Converging Threats and Expanded Attack Surfaces
What makes these disparate applications significant from a security perspective is their convergence in creating what might be termed "ambient critical infrastructure"—systems whose compromise could have physical consequences but that don't fit traditional critical infrastructure models. Both urban forestry sensors and smart garage systems share several concerning characteristics:
- Pervasive Deployment: They're distributed across numerous locations, making consistent security management difficult
- Mixed Ownership Models: They span municipal and private ownership, complicating responsibility and incident response
- Physical-Digital Integration: They bridge the digital and physical worlds in ways that create new risk profiles
- Often-Inadequate Security: They frequently prioritize cost, convenience, or functionality over security
Security Framework Recommendations
Addressing these challenges requires a new security mindset that recognizes the criticality of these emerging IoT applications:
For Municipal Environmental IoT:
- Implement network segmentation to isolate sensor networks from core municipal systems
- Deploy cryptographic authentication for all sensor-to-gateway communications
- Establish continuous monitoring for anomalous data patterns that might indicate compromise
- Develop incident response plans specific to environmental sensor manipulation
For Consumer Property Automation:
- Mandate strong authentication mechanisms, eliminating default credentials
- Ensure end-to-end encryption for all communications, including local network traffic
- Implement secure, reliable over-the-air update mechanisms
- Educate consumers about the security—not just convenience—implications of their IoT purchases
The Regulatory Landscape Gap
Current regulatory frameworks for critical infrastructure largely overlook these emerging IoT applications. While industrial control systems have well-established security standards (like IEC 62443), no equivalent exists for urban environmental sensors or residential automation systems with security functions. This regulatory gap creates inconsistent security postures and unclear accountability when incidents occur.
Future Implications
As cities become smarter and homes more automated, the boundary between environmental management and security systems will continue to blur. We're already seeing early integration where smart city data informs residential systems and vice versa. This interoperability—while beneficial—creates cascading failure risks that security architectures must anticipate.

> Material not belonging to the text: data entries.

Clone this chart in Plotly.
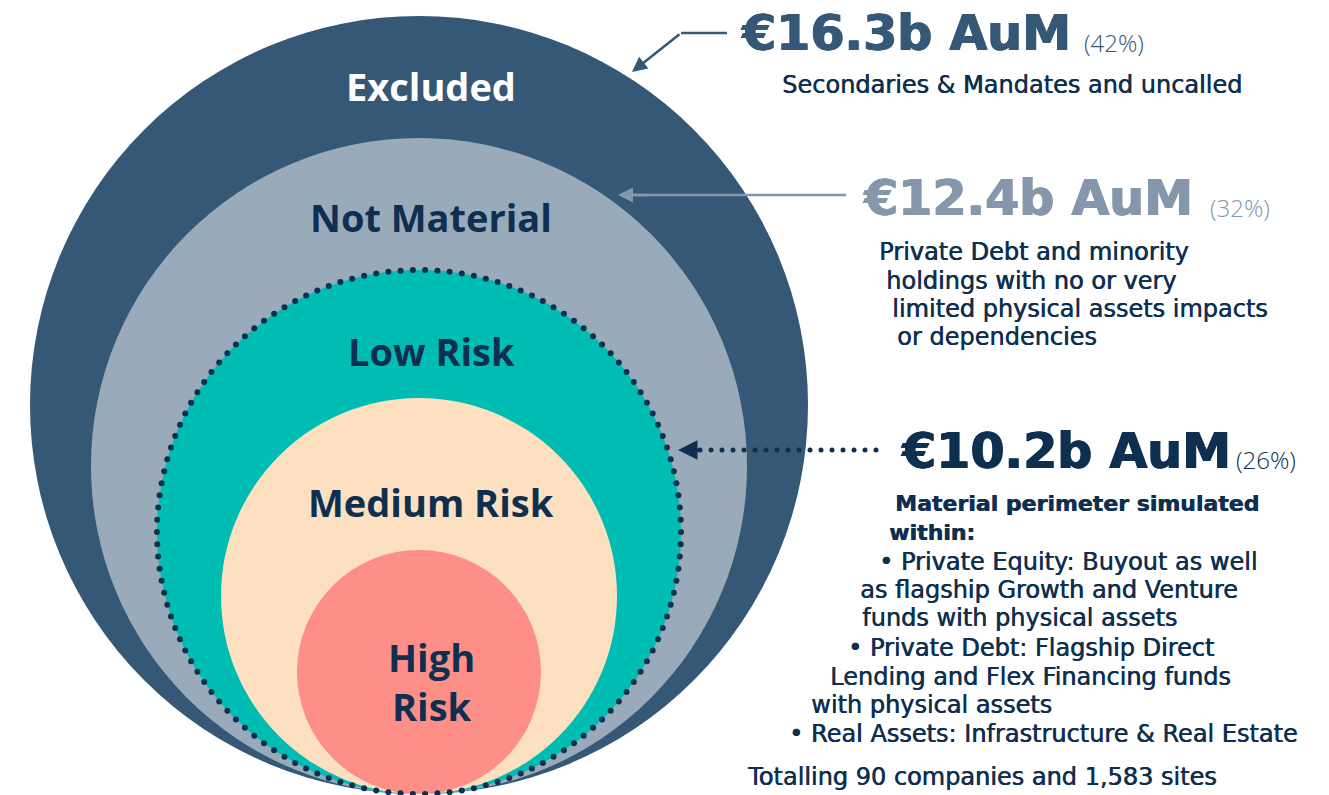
import numpy as np
import plotly.graph_objects as go

# ---------------- data ----------------
tiers = ["Excluded", "Not Material", "Low Risk", "Medium Risk", "High<br>Risk"]
aum_values = ["€16.3b AuM", "€12.4b AuM", "€10.2b AuM"]
aum_shares = ["(42%)", "(32%)", "(26%)"]
desc_excluded = ["Secondaries & Mandates and uncalled"]
desc_not_material = [
    "Private Debt and minority",
    "holdings with no or very",
    "limited physical assets impacts",
    "or dependencies",
]
desc_material = [
    "Material perimeter simulated",
    "within:",
    "• Private Equity: Buyout as well",
    "as flagship Growth and Venture",
    "funds with physical assets",
    "• Private Debt: Flagship Direct",
    "Lending and Flex Financing funds",
    "with physical assets",
    "• Real Assets: Infrastructure & Real Estate",
]
total_note = ["Totalling 90 companies and 1,583 sites"]

# ---------------- layout / geometry ----------------
W, H = 1329, 795
CX, BOTTOM = 419, 794
radii = [389, 328, 262, 198, 122]
fills = ["#345875", "#99abba", "#00bdb3", "#fde0c0", "#fd8f88"]
label_colors = ["#ffffff", "#0e2f50", "#0e2f50", "#0e2f50", "#0e2f50"]
label_y = [86, 217, 351, 502, 681]
NAVY = "#0e2f50"
GREY = "#8497ab"
FONT = "Open Sans"
HEAD_FONT = "DejaVu Sans"
BODY_FONT = "DejaVu Sans"

fig = go.Figure()

shapes = []
for r, c in zip(radii, fills):
    shapes.append(dict(type="circle", xref="x", yref="y", layer="below",
                       x0=CX - r, x1=CX + r, y0=BOTTOM - 2 * r, y1=BOTTOM,
                       fillcolor=c, line=dict(width=0)))

# dotted outline around the material perimeter (Low Risk circle)
r_mat = radii[2]
n_dots = int(2 * np.pi * r_mat / 12.2)
t = np.linspace(0, 2 * np.pi, n_dots, endpoint=False)
fig.add_trace(go.Scatter(x=CX + r_mat * np.cos(t), y=(BOTTOM - r_mat) + r_mat * np.sin(t),
                         mode="markers", marker=dict(size=6, color=NAVY),
                         hoverinfo="skip", showlegend=False, cliponaxis=False))

# dotted arrow shaft for material block
xs = np.arange(700, 882, 11.0)
fig.add_trace(go.Scatter(x=xs, y=[450] * len(xs), mode="markers",
                         marker=dict(size=5, color=NAVY), hoverinfo="skip", showlegend=False))

# top bent arrow horizontal part
shapes.append(dict(type="line", xref="x", yref="y", x0=681, x1=727, y0=33, y1=33,
                   line=dict(color="#345875", width=2.5)))
# middle arrow shaft
shapes.append(dict(type="line", xref="x", yref="y", x0=630, x1=846, y0=195, y1=195,
                   line=dict(color=GREY, width=2.5)))

ann = []
# tier labels
for name, col, y in zip(tiers, label_colors, label_y):
    ann.append(dict(x=431, y=y, xref="x", yref="y", text=f"<b>{name}</b>", showarrow=False,
                    font=dict(family=FONT, size=38, color=col), xanchor="center", yanchor="middle",
                    align="center"))

# arrowheads
ann.append(dict(x=632, y=72, ax=681, ay=33, xref="x", yref="y", axref="x", ayref="y", text="",
                showarrow=True, arrowhead=2, arrowsize=1.2, arrowwidth=2.5, arrowcolor="#345875"))
ann.append(dict(x=618, y=195, ax=650, ay=195, xref="x", yref="y", axref="x", ayref="y", text="",
                showarrow=True, arrowhead=2, arrowsize=1.2, arrowwidth=2.5, arrowcolor=GREY))
ann.append(dict(x=678, y=450, ax=700, ay=450, xref="x", yref="y", axref="x", ayref="y", text="",
                showarrow=True, arrowhead=2, arrowsize=1.3, arrowwidth=3, arrowcolor=NAVY))

# headlines
head_pos = [(739, 33, 1082, 42, "#345875"), (861, 198, 1208, 207, GREY), (899, 451, 1234, 459, NAVY)]
for txt, share, (hx, hy, sx, sy, col) in zip(aum_values, aum_shares, head_pos):
    ann.append(dict(x=hx, y=hy, xref="x", yref="y", text=f"<b>{txt}</b>", showarrow=False,
                    font=dict(family=HEAD_FONT, size=49, color=col,
                              shadow=f"1px 0 0 {col}, -0.5px 0 0 {col}"),
                    xanchor="left", yanchor="middle"))
    ann.append(dict(x=sx, y=sy, xref="x", yref="y", text=share, showarrow=False,
                    font=dict(family=FONT, size=24, color=col, weight=300),
                    xanchor="left", yanchor="middle"))

def body(lines, xs_, ys_, bold_first=0):
    for i, (ln, x, y) in enumerate(zip(lines, xs_, ys_)):
        txt = f"<b>{ln}</b>" if i < bold_first else ln
        size = 22 if i < bold_first else 24
        ann.append(dict(x=x, y=y + 1, xref="x", yref="y", text=txt, showarrow=False,
                        font=dict(family=BODY_FONT, size=size, color=NAVY,
                                  shadow=f"0.6px 0 0 {NAVY}"),
                        xanchor="left", yanchor="middle"))

body(desc_excluded, [780], [84])
body(desc_not_material, [877, 884, 890, 895], [251, 280, 308, 336])
body(desc_material, [893, 887, 877, 858, 860, 846, 828, 809, 787],
     [502, 531, 561, 589, 617, 647, 676, 704, 733], bold_first=2)
body(total_note, [745], [776])

fig.update_layout(
    width=W, height=H, margin=dict(l=0, r=0, t=0, b=0),
    paper_bgcolor="white", plot_bgcolor="white",
    xaxis=dict(range=[0, W], visible=False, fixedrange=True),
    yaxis=dict(range=[H, 0], visible=False, fixedrange=True),
    shapes=shapes, annotations=ann, showlegend=False,
)
fig.write_html("out.html", config={"displayModeBar": False},
               post_script="document.body.style.margin='0';document.body.style.overflow='hidden';")
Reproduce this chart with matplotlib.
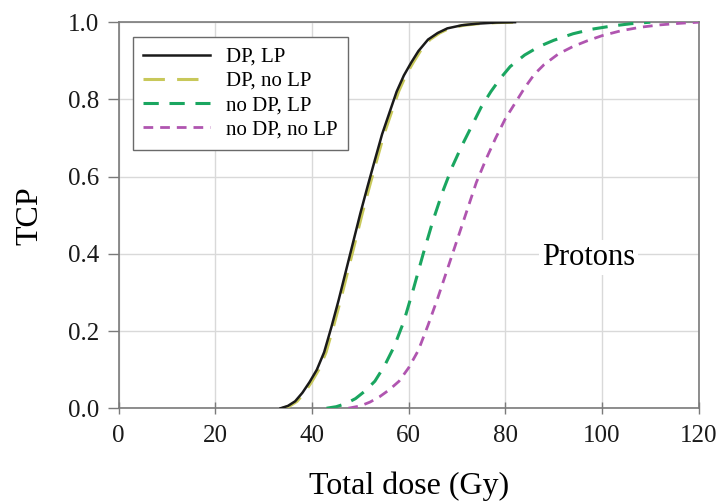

The professional cybersecurity community must expand its focus beyond traditional IT systems and industrial controls to include these pervasive, often-overlooked IoT deployments. Security assessments should consider not just data theft but manipulation, not just digital access but physical consequences, and not just immediate impacts but long-term systemic risks.
Conclusion
The silent sentinels monitoring our urban forests and securing our private garages represent both technological progress and security evolution. They challenge us to rethink what deserves protection, how we secure distributed systems with physical implications, and who bears responsibility for emerging infrastructure categories. As these technologies become increasingly embedded in our daily environments, the cybersecurity community has an urgent responsibility to develop appropriate frameworks, standards, and best practices before incidents force reactive responses. The security of our future cities depends not just on protecting traditional infrastructure but on securing the ambient intelligence increasingly surrounding us.